Saturday, October 2, 2010

Witches' Brew for World Card Making Day

Oct 2nd is World Card Making Day and soon it will be Halloween so what better way to celebrate than to have some witches mix up a special treat!

I got this image a few weeks ago at a rubber stamp convention as unmounted rubber from a company called Rubber Cottage. It's a great way to buy stamps because you can usually get the unmounted rubber for about half the price (or less) of a fully mounted wood block, which means you can buy twice as much. You buy the cling foam (they sell it there) and put the back of your unmounted rubber image on the super sticky side and then cut it out with a good pair of scissors. The other side of the cling foam will stick to any acrylic block just like a clear stamp.

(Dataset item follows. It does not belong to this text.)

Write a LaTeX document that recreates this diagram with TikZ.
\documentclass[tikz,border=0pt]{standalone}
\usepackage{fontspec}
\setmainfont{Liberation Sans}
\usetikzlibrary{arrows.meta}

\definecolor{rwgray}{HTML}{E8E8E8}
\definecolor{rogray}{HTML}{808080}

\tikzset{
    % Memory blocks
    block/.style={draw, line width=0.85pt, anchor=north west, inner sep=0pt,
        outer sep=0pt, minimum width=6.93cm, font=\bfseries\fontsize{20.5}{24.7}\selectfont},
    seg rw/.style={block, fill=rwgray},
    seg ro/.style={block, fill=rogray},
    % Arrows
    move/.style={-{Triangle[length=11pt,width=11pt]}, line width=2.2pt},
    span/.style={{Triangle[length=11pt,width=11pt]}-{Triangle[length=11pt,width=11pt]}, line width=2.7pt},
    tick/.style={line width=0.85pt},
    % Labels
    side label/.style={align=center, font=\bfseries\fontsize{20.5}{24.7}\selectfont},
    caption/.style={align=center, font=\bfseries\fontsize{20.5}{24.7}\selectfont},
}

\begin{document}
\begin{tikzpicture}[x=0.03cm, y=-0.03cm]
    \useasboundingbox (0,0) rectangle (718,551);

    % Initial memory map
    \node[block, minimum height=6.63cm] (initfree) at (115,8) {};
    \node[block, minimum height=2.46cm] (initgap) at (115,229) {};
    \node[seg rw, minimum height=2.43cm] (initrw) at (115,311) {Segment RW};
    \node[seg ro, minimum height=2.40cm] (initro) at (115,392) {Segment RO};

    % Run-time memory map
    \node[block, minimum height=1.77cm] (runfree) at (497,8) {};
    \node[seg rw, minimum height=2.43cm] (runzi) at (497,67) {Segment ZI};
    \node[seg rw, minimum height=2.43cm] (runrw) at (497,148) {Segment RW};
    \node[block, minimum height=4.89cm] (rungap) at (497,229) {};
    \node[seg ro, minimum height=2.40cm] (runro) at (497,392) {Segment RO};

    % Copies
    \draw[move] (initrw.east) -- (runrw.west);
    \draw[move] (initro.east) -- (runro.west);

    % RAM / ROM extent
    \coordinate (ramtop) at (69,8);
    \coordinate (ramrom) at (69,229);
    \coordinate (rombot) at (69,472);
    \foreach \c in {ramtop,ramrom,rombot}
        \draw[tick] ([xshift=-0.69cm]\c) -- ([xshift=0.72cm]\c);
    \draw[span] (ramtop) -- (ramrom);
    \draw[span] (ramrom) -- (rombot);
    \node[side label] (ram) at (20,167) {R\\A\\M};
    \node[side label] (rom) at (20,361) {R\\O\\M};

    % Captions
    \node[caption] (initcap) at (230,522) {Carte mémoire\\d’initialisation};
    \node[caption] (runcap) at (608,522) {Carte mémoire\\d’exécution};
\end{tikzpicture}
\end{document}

You can also cut out the foam first, then stamp the cling side using Staz-on and then mount it.

Someone at the convention usually sells white plastic sheets you can stick the cling side to and organize them in a binder. This lets you have all the advantages of real vulcanized rubber in about the same space as clear stamps. Since I use this method to store them, I don't bother stamping the cling side since I won't be able to see it when I'm looking though them. Once you fill up a sheet, just ink all the images and stamp the sheet onto a piece of paper if you want a correctly flipped version of the image to look through.

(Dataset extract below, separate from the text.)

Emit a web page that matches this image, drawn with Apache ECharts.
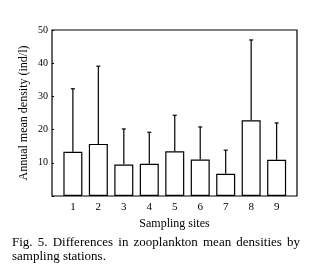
<!DOCTYPE html>
<html>
<head>
<meta charset="utf-8">
<script src="https://cdn.jsdelivr.net/npm/echarts@6/dist/echarts.min.js"></script>
<style>
html,body{margin:0;padding:0;background:#fff;}
#chart{width:331px;height:266px;}
</style>
</head>
<body>
<div id="chart"></div>
<script>
// sampling sites 1..9
var sites = [1, 2, 3, 4, 5, 6, 7, 8, 9];
// annual mean density (ind/l)
var means = [13.3, 15.7, 9.5, 9.7, 13.5, 11.0, 6.7, 22.8, 10.9];
// top of the error bar (mean + sd)
var upper = [32.3, 39.1, 20.2, 19.2, 24.3, 20.8, 13.8, 47.0, 22.0];
var yTicks = [10, 20, 30, 40, 50];

var serif = '"Liberation Serif", "DejaVu Serif", serif';
var capFont = '13px ' + serif;

var barData = sites.map(function (s, i) { return [s, means[i]]; });
var errData = sites.map(function (s, i) { return [s, means[i], upper[i]]; });

// caption, first line justified between x=12 and x=300 like the printed figure
function justify(line, x0, x1, y) {
	var ctx = document.createElement('canvas').getContext('2d');
	ctx.font = capFont;
	var words = line.split(' ');
	var total = 0;
	words.forEach(function (w) { total += ctx.measureText(w).width; });
	var gap = (x1 - x0 - total) / (words.length - 1);
	var x = x0, out = [];
	words.forEach(function (w) {
		out.push({ type: 'text', x: x, y: y, style: { text: w, font: capFont, fill: '#000', verticalAlign: 'middle' } });
		x += ctx.measureText(w).width + gap;
	});
	return out;
}
var caption = justify('Fig. 5. Differences in zooplankton mean densities by', 12, 300, 243);
caption.push({ type: 'text', x: 12, y: 257, style: { text: 'sampling stations.', font: capFont, fill: '#000', verticalAlign: 'middle' } });

var chart = echarts.init(document.getElementById('chart'));
chart.setOption({
	animation: false,
	backgroundColor: '#fff',
	grid: {
		left: 52, right: 34, top: 30, bottom: 70,
		show: true, borderColor: '#000', borderWidth: 1.2, backgroundColor: 'transparent'
	},
	xAxis: {
		type: 'value', min: 0.18, max: 9.8,
		name: 'Sampling sites', nameLocation: 'middle', nameGap: 22,
		nameTextStyle: { fontFamily: serif, fontSize: 12, color: '#000' },
		splitLine: { show: false },
		axisLine: { show: false },
		axisTick: { show: false },
		axisLabel: { customValues: sites, fontFamily: serif, fontSize: 11, color: '#000', margin: 6 }
	},
	yAxis: {
		type: 'value', min: 0, max: 50, interval: 10,
		name: 'Annual mean density (ind/l)', nameLocation: 'middle', nameGap: 22,
		nameMoveOverlap: false,
		nameTextStyle: { fontFamily: serif, fontSize: 12, color: '#000' },
		splitLine: { show: false },
		axisLine: { show: false },
		axisTick: { show: true, inside: true, length: 2, lineStyle: { color: '#000' } },
		axisLabel: {
			fontFamily: serif, fontSize: 10, color: '#000', margin: 4,
			formatter: function (v) { return yTicks.indexOf(v) >= 0 ? String(v) : ''; }
		}
	},
	series: [{
		type: 'bar',
		data: barData,
		barWidth: 19,
		itemStyle: { color: '#fff', borderColor: '#000', borderWidth: 1.2 }
	}, {
		type: 'custom',
		data: errData,
		z: 3,
		renderItem: function (params, api) {
			var x = api.value(0);
			var lo = api.coord([x, api.value(1)]);
			var hi = api.coord([x, api.value(2)]);
			var style = { stroke: '#000', lineWidth: 1.2 };
			return {
				type: 'group',
				children: [
					{ type: 'line', shape: { x1: lo[0], y1: lo[1], x2: hi[0], y2: hi[1] }, style: style },
					{ type: 'line', shape: { x1: hi[0] - 2, y1: hi[1], x2: hi[0] + 2, y2: hi[1] }, style: style }
				]
			};
		}
	}],
	graphic: caption
});
</script>
</body>
</html>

I had wanted to do something a little fancier with the image but it was so large that I ended up just framing it with paper because I didn't want to go to a larger card size. The image itself was a witch to color. Before it's colored it looks like a giant mess of lines and it's difficult to follow which line is which. It was worth the effort in the end though.

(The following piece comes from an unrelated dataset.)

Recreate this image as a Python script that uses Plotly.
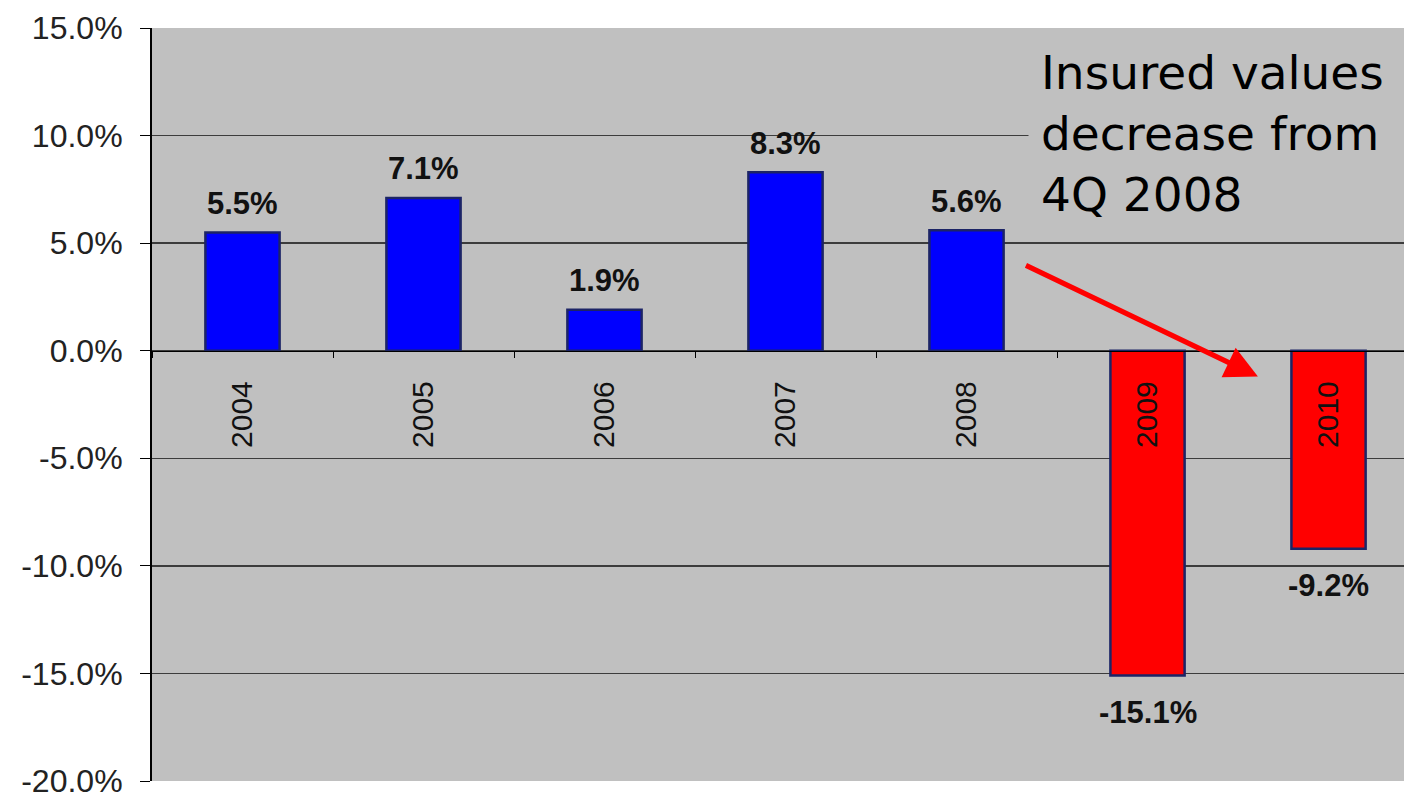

Click the image above for the instruction sheet if you want more information on the colors used. For the fire, I didn't do normal Copic blending like you see on the dresses, faces and hats. Instead I just laid down flicks of red, then orange and then yellow while it was wet. The ink blended together down toward the yellow so it looks natural but I wanted to leave the random splashes of color to balance out the witches being so dark.